Types of sugar
Sugar is produced in tropical climates where sugarcane or sugar beet plants grow. Both plants undergo a similar process to produce sugar. However, the methods used to make it into brown and white sugar differ. First, the sugary juice from both crops is extracted, purified, and heated to form a brown, concentrated syrup called molasses
White sugar: also called table sugar, is the final product of the processing and refining of sugarcane or beet. During the refining process, moisture, minerals and compounds that give sugars their colour are removed, and white refined sugar is formed. The byproduct containing the removed compounds during sugar refining is known as molasses.
Raw sugar: is formed if the final refining process is bypassed.
Brown sugar: is refined white sugar with varying amounts of molasses added. Raw sugar, brown sugar and molasses are higher in compounds that provide colour, from natural sources or byproducts of the breakdown of sugar (caramel) during sugar processing.
White sugar is then further processed to remove any excess molasses and create smaller crystals. Subsequently, it’s run through a filtration system that’s often made with bone char, or crushed animal bones, to form white sugar.

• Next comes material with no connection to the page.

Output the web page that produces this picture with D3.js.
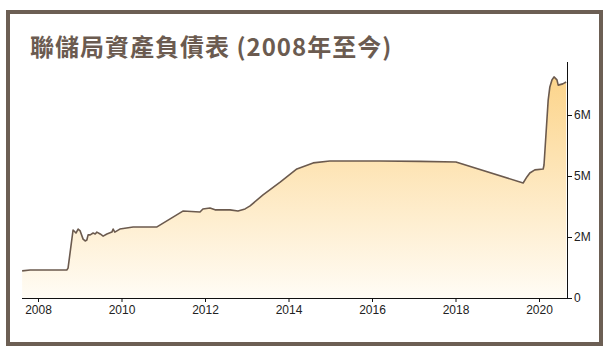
<!DOCTYPE html>
<html>
<head>
<meta charset="utf-8">
<script src="https://cdn.jsdelivr.net/npm/d3@7"></script>
<style>
  body { margin: 0; background: #fff; }
  .axis text { font-family: "Liberation Sans Narrow", "Liberation Sans", Arial, sans-serif; font-size: 12px; fill: #222; }
  .axis path, .axis line { stroke: #111; }
</style>
</head>
<body>
<div id="chart"></div>
<script>
// --------------------------------------
//  Data (year as decimal, value in trillions USD)
// --------------------------------------
const years = [2007.62, 2007.81, 2008.69, 2008.72, 2008.84, 2008.91, 2008.96, 2009.01, 2009.08, 2009.13,
  2009.17, 2009.20, 2009.25, 2009.32, 2009.37, 2009.41, 2009.49, 2009.56, 2009.65, 2009.77,
  2009.80, 2009.84, 2009.96, 2010.28, 2010.85, 2011.47, 2011.88, 2011.95, 2012.12, 2012.24,
  2012.60, 2012.79, 2012.96, 2013.08, 2013.39, 2013.80, 2014.20, 2014.59, 2014.99, 2016.19,
  2017.15, 2018.01, 2019.62, 2019.71, 2019.78, 2019.90, 2020.10, 2020.12, 2020.22, 2020.26,
  2020.31, 2020.36, 2020.43, 2020.46, 2020.57, 2020.65];
const values = [0.89, 0.92, 0.92, 0.98, 2.23, 2.13, 2.26, 2.20, 1.93, 1.87,
  1.90, 2.07, 2.07, 2.13, 2.10, 2.16, 2.10, 2.03, 2.10, 2.16,
  2.26, 2.16, 2.26, 2.33, 2.33, 2.85, 2.82, 2.92, 2.95, 2.89,
  2.89, 2.85, 2.92, 3.02, 3.38, 3.80, 4.23, 4.43, 4.49, 4.49,
  4.48, 4.46, 3.77, 3.97, 4.10, 4.20, 4.23, 4.36, 6.49, 6.92,
  7.15, 7.25, 7.15, 6.98, 7.02, 7.08];
const xTicks = [2008, 2010, 2012, 2014, 2016, 2018, 2020];
const yTicks = [0, 2, 4, 6];
const yTickLabels = ["0", "2M", "5M", "6M"];
const title = "聯儲局資產負債表 (2008年至今)";

const data = years.map((y, i) => ({ year: y, value: values[i] }));

// --------------------------------------
//  Canvas
// --------------------------------------
const width = 609;
const height = 354;
const svg = d3.select("#chart").append("svg")
  .attr("width", width).attr("height", height);

svg.append("rect")
  .attr("x", 8).attr("y", 12).attr("width", 593).attr("height", 332)
  .attr("fill", "#fff").attr("stroke", "#6c5f54").attr("stroke-width", 4);

svg.append("text")
  .attr("x", 30).attr("y", 56)
  .attr("font-family", "'Noto Sans CJK TC', sans-serif")
  .attr("font-weight", "bold").attr("font-size", 24)
  .attr("letter-spacing", 1)
  .attr("fill", "#6b5b50")
  .text(title);

// --------------------------------------
//  Scales
// --------------------------------------
const x = d3.scaleLinear().domain([2008, 2020]).range([38, 539]);
const y = d3.scaleLinear().domain([0, 6]).range([298, 115]);
const xMin = x.invert(22), xMax = x.invert(567);

const defs = svg.append("defs");
const grad = defs.append("linearGradient").attr("id", "fillGrad")
  .attr("gradientUnits", "userSpaceOnUse")
  .attr("x1", 0).attr("y1", y(7.3)).attr("x2", 0).attr("y2", y(0));
grad.append("stop").attr("offset", "0%").attr("stop-color", "#fcd48a");
grad.append("stop").attr("offset", "100%").attr("stop-color", "#fffcf5");

// --------------------------------------
//  Area + line
// --------------------------------------
svg.append("path")
  .datum(data)
  .attr("fill", "url(#fillGrad)")
  .attr("d", d3.area().x(d => x(d.year)).y0(y(0)).y1(d => y(d.value)));

svg.append("path")
  .datum(data)
  .attr("fill", "none")
  .attr("stroke", "#6b5a4e")
  .attr("stroke-width", 1.6)
  .attr("stroke-linejoin", "round")
  .attr("d", d3.line().x(d => x(d.year)).y(d => y(d.value)));

// --------------------------------------
//  Axes
// --------------------------------------
const xAxis = svg.append("g").attr("class", "axis")
  .attr("transform", `translate(0, ${y(0)})`)
  .call(d3.axisBottom(x).tickValues(xTicks).tickFormat(d3.format("d"))
    .tickSize(4).tickPadding(3).tickSizeOuter(0));
xAxis.select(".domain").attr("d", `M${x(xMin)},0.5H${x(xMax)}`);

const yAxis = svg.append("g").attr("class", "axis")
  .attr("transform", `translate(${x(xMax)}, 0)`)
  .call(d3.axisRight(y).tickValues(yTicks).tickFormat((d, i) => yTickLabels[i])
    .tickSize(5).tickPadding(2).tickSizeOuter(0));
yAxis.select(".domain").attr("d", `M0.5,62V${y(0)}`);
</script>
</body>
</html>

Refined brown sugar is simply white sugar that has had molasses added back into it. Meanwhile, whole, unrefined brown sugar undergoes less processing than white sugar, allowing it to retain some of its molasses content and natural brown colour
Benefits of this raw sugar
It contains lower glucose content than refined coarse and fine sugar. It is rich in Vitamin C, Thiamine, Nicotinic acid, Riboflavin, ascorbic acid and protein. Very suitable for diabetes patients to help them manage their sugar level. Very suitable for those suffering from wheezing problems and asthma.
Very suitable to be consumed by anaemic patients. Great for children’s growth and it helps to build strong bones and teeth.Very suitable for adults fighting obesity problems.